- DIRECTIONS
Pictures stay out of the copy; restate everything else in the material exactly.

━━━ AVAILABLE DATA ━━━

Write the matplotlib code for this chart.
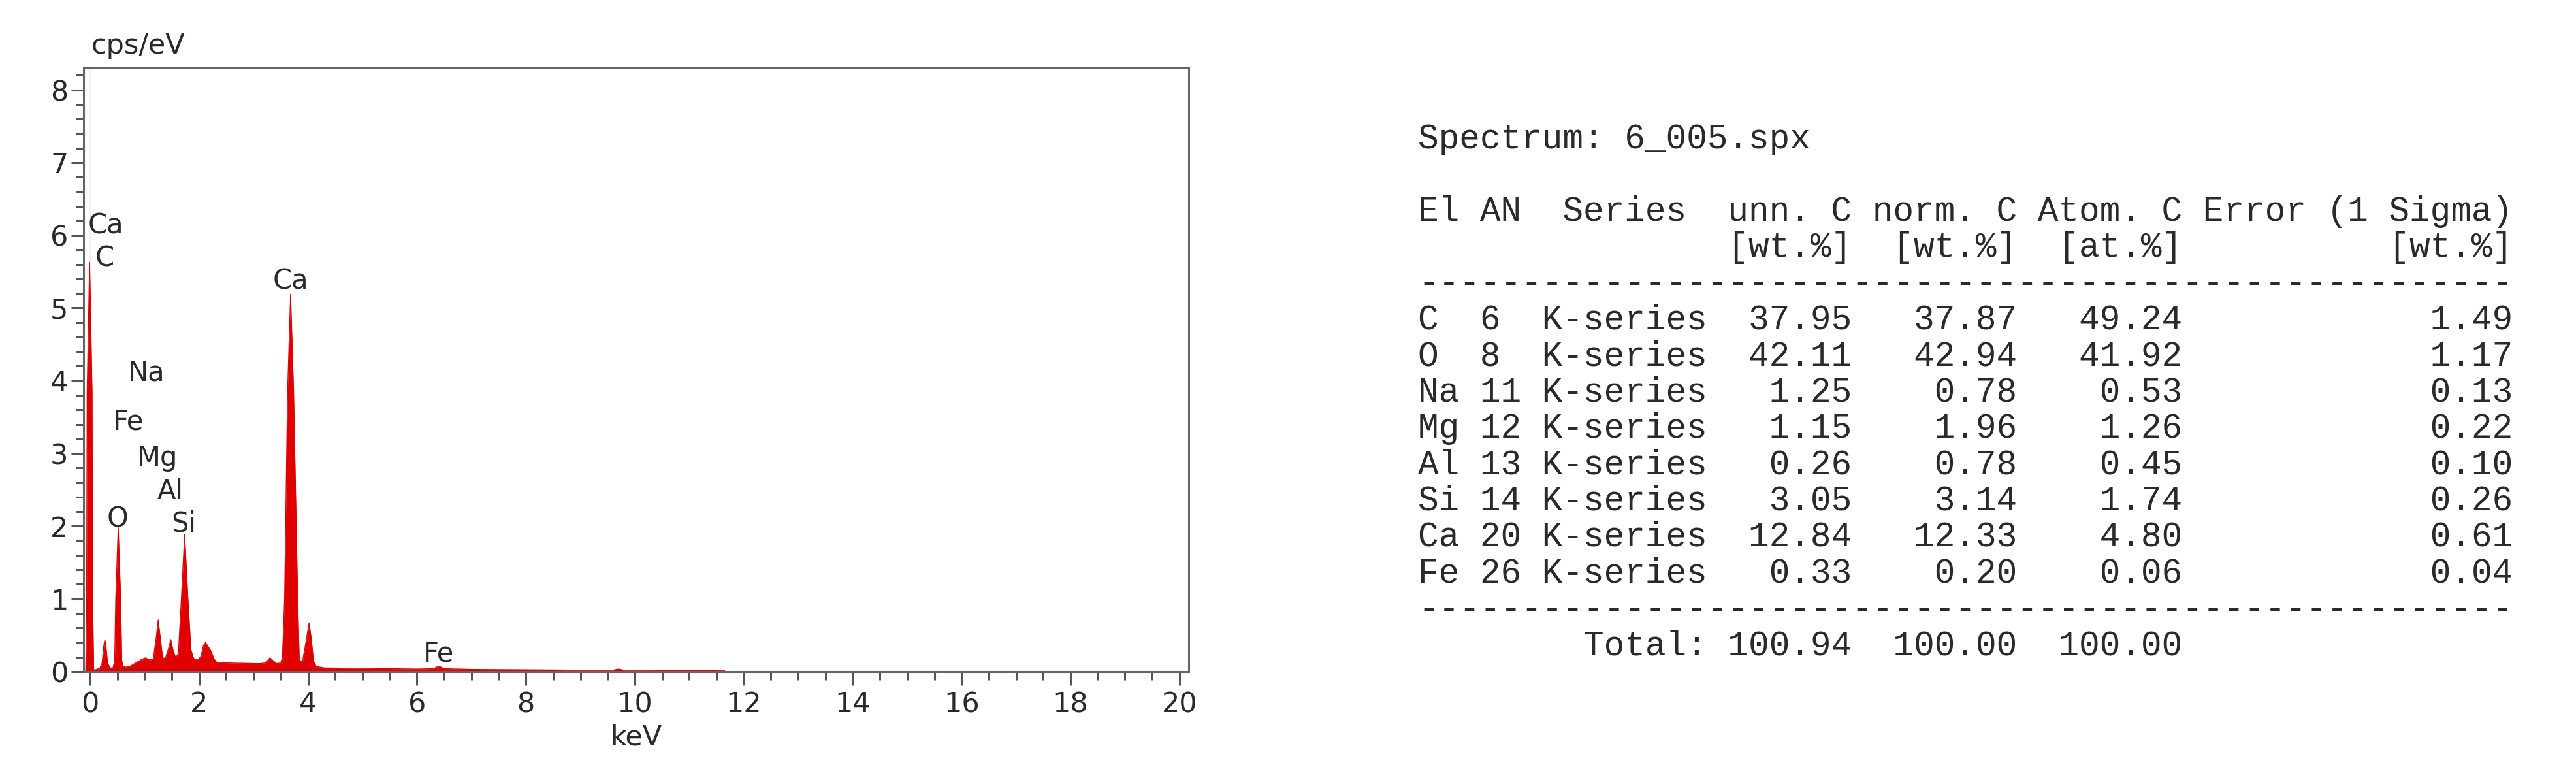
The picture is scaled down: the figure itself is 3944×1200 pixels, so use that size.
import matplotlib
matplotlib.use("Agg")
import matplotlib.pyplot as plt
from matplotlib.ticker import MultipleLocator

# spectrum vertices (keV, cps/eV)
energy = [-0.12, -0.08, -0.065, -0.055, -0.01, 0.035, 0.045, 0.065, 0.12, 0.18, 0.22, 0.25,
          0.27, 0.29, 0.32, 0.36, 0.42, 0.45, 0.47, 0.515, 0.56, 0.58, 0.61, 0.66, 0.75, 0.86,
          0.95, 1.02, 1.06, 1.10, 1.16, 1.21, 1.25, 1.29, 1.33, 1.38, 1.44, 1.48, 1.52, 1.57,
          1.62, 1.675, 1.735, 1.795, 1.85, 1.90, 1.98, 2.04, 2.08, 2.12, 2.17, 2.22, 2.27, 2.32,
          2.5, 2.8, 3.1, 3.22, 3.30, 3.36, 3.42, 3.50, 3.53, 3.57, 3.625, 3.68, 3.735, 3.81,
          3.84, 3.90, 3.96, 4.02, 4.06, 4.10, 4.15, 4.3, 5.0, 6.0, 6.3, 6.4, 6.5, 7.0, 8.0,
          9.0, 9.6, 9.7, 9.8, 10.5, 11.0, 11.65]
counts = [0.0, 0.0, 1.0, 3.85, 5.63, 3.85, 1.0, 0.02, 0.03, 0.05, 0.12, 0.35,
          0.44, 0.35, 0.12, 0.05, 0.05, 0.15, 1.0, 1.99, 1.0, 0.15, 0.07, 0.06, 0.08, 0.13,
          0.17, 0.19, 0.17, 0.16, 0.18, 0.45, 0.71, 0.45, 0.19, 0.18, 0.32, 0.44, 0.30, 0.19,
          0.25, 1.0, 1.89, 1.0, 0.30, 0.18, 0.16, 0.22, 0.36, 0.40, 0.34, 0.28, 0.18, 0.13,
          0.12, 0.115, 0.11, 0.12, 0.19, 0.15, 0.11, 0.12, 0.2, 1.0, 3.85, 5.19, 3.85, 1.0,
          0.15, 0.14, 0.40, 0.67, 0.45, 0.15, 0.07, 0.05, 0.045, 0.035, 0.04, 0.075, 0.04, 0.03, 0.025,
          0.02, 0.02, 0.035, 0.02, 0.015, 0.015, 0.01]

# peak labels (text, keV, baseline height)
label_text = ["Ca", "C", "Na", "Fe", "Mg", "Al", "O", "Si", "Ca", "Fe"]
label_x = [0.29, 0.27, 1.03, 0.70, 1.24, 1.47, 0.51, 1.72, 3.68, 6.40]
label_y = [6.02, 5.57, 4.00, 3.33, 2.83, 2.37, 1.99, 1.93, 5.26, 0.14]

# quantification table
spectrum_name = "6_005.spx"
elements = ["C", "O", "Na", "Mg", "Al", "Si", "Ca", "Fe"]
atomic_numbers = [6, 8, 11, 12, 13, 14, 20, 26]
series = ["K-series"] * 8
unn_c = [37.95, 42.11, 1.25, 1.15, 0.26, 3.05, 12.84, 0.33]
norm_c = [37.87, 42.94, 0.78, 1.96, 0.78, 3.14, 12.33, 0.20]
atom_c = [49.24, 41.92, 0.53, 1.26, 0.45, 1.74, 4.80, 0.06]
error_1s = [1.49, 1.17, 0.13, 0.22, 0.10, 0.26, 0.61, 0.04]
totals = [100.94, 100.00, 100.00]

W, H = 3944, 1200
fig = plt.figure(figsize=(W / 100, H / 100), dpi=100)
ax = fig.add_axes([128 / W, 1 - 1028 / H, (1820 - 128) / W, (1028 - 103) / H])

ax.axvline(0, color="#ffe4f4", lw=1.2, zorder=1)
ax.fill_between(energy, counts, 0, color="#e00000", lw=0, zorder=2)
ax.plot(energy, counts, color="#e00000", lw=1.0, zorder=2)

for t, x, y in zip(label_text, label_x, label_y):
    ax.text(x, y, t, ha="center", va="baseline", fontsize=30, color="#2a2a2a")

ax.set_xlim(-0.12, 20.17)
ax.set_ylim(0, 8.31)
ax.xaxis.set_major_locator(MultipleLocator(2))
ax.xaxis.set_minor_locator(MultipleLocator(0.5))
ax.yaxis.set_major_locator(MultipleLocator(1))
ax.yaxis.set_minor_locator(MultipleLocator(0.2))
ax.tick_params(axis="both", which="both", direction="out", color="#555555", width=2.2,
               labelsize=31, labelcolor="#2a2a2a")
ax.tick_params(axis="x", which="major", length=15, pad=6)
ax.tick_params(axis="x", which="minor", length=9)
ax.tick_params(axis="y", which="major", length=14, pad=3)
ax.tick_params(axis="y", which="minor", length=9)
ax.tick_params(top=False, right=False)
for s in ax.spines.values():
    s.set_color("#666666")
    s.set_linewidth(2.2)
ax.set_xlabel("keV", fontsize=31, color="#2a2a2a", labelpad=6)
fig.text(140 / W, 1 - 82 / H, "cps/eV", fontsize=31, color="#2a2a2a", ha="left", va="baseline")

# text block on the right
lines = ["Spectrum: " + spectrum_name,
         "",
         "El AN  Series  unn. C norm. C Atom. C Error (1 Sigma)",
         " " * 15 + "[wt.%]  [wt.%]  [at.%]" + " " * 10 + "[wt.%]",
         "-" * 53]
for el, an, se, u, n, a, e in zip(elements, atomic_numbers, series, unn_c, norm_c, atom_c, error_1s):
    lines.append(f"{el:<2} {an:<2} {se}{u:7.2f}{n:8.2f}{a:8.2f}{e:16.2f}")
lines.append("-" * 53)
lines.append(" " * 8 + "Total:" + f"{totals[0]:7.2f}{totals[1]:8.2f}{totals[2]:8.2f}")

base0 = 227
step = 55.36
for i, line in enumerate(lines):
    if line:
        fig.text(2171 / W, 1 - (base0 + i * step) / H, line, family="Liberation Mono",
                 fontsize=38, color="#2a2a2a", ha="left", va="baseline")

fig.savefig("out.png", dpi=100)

━━━

- RESULT OF THE TASK
Write the matplotlib code for this chart.
The picture is scaled down: the figure itself is 3944×1200 pixels, so use that size.
import matplotlib
matplotlib.use("Agg")
import matplotlib.pyplot as plt
from matplotlib.ticker import MultipleLocator

# spectrum vertices (keV, cps/eV)
energy = [-0.12, -0.08, -0.065, -0.055, -0.01, 0.035, 0.045, 0.065, 0.12, 0.18, 0.22, 0.25,
          0.27, 0.29, 0.32, 0.36, 0.42, 0.45, 0.47, 0.515, 0.56, 0.58, 0.61, 0.66, 0.75, 0.86,
          0.95, 1.02, 1.06, 1.10, 1.16, 1.21, 1.25, 1.29, 1.33, 1.38, 1.44, 1.48, 1.52, 1.57,
          1.62, 1.675, 1.735, 1.795, 1.85, 1.90, 1.98, 2.04, 2.08, 2.12, 2.17, 2.22, 2.27, 2.32,
          2.5, 2.8, 3.1, 3.22, 3.30, 3.36, 3.42, 3.50, 3.53, 3.57, 3.625, 3.68, 3.735, 3.81,
          3.84, 3.90, 3.96, 4.02, 4.06, 4.10, 4.15, 4.3, 5.0, 6.0, 6.3, 6.4, 6.5, 7.0, 8.0,
          9.0, 9.6, 9.7, 9.8, 10.5, 11.0, 11.65]
counts = [0.0, 0.0, 1.0, 3.85, 5.63, 3.85, 1.0, 0.02, 0.03, 0.05, 0.12, 0.35,
          0.44, 0.35, 0.12, 0.05, 0.05, 0.15, 1.0, 1.99, 1.0, 0.15, 0.07, 0.06, 0.08, 0.13,
          0.17, 0.19, 0.17, 0.16, 0.18, 0.45, 0.71, 0.45, 0.19, 0.18, 0.32, 0.44, 0.30, 0.19,
          0.25, 1.0, 1.89, 1.0, 0.30, 0.18, 0.16, 0.22, 0.36, 0.40, 0.34, 0.28, 0.18, 0.13,
          0.12, 0.115, 0.11, 0.12, 0.19, 0.15, 0.11, 0.12, 0.2, 1.0, 3.85, 5.19, 3.85, 1.0,
          0.15, 0.14, 0.40, 0.67, 0.45, 0.15, 0.07, 0.05, 0.045, 0.035, 0.04, 0.075, 0.04, 0.03, 0.025,
          0.02, 0.02, 0.035, 0.02, 0.015, 0.015, 0.01]

# peak labels (text, keV, baseline height)
label_text = ["Ca", "C", "Na", "Fe", "Mg", "Al", "O", "Si", "Ca", "Fe"]
label_x = [0.29, 0.27, 1.03, 0.70, 1.24, 1.47, 0.51, 1.72, 3.68, 6.40]
label_y = [6.02, 5.57, 4.00, 3.33, 2.83, 2.37, 1.99, 1.93, 5.26, 0.14]

# quantification table
spectrum_name = "6_005.spx"
elements = ["C", "O", "Na", "Mg", "Al", "Si", "Ca", "Fe"]
atomic_numbers = [6, 8, 11, 12, 13, 14, 20, 26]
series = ["K-series"] * 8
unn_c = [37.95, 42.11, 1.25, 1.15, 0.26, 3.05, 12.84, 0.33]
norm_c = [37.87, 42.94, 0.78, 1.96, 0.78, 3.14, 12.33, 0.20]
atom_c = [49.24, 41.92, 0.53, 1.26, 0.45, 1.74, 4.80, 0.06]
error_1s = [1.49, 1.17, 0.13, 0.22, 0.10, 0.26, 0.61, 0.04]
totals = [100.94, 100.00, 100.00]

W, H = 3944, 1200
fig = plt.figure(figsize=(W / 100, H / 100), dpi=100)
ax = fig.add_axes([128 / W, 1 - 1028 / H, (1820 - 128) / W, (1028 - 103) / H])

ax.axvline(0, color="#ffe4f4", lw=1.2, zorder=1)
ax.fill_between(energy, counts, 0, color="#e00000", lw=0, zorder=2)
ax.plot(energy, counts, color="#e00000", lw=1.0, zorder=2)

for t, x, y in zip(label_text, label_x, label_y):
    ax.text(x, y, t, ha="center", va="baseline", fontsize=30, color="#2a2a2a")

ax.set_xlim(-0.12, 20.17)
ax.set_ylim(0, 8.31)
ax.xaxis.set_major_locator(MultipleLocator(2))
ax.xaxis.set_minor_locator(MultipleLocator(0.5))
ax.yaxis.set_major_locator(MultipleLocator(1))
ax.yaxis.set_minor_locator(MultipleLocator(0.2))
ax.tick_params(axis="both", which="both", direction="out", color="#555555", width=2.2,
               labelsize=31, labelcolor="#2a2a2a")
ax.tick_params(axis="x", which="major", length=15, pad=6)
ax.tick_params(axis="x", which="minor", length=9)
ax.tick_params(axis="y", which="major", length=14, pad=3)
ax.tick_params(axis="y", which="minor", length=9)
ax.tick_params(top=False, right=False)
for s in ax.spines.values():
    s.set_color("#666666")
    s.set_linewidth(2.2)
ax.set_xlabel("keV", fontsize=31, color="#2a2a2a", labelpad=6)
fig.text(140 / W, 1 - 82 / H, "cps/eV", fontsize=31, color="#2a2a2a", ha="left", va="baseline")

# text block on the right
lines = ["Spectrum: " + spectrum_name,
         "",
         "El AN  Series  unn. C norm. C Atom. C Error (1 Sigma)",
         " " * 15 + "[wt.%]  [wt.%]  [at.%]" + " " * 10 + "[wt.%]",
         "-" * 53]
for el, an, se, u, n, a, e in zip(elements, atomic_numbers, series, unn_c, norm_c, atom_c, error_1s):
    lines.append(f"{el:<2} {an:<2} {se}{u:7.2f}{n:8.2f}{a:8.2f}{e:16.2f}")
lines.append("-" * 53)
lines.append(" " * 8 + "Total:" + f"{totals[0]:7.2f}{totals[1]:8.2f}{totals[2]:8.2f}")

base0 = 227
step = 55.36
for i, line in enumerate(lines):
    if line:
        fig.text(2171 / W, 1 - (base0 + i * step) / H, line, family="Liberation Mono",
                 fontsize=38, color="#2a2a2a", ha="left", va="baseline")

fig.savefig("out.png", dpi=100)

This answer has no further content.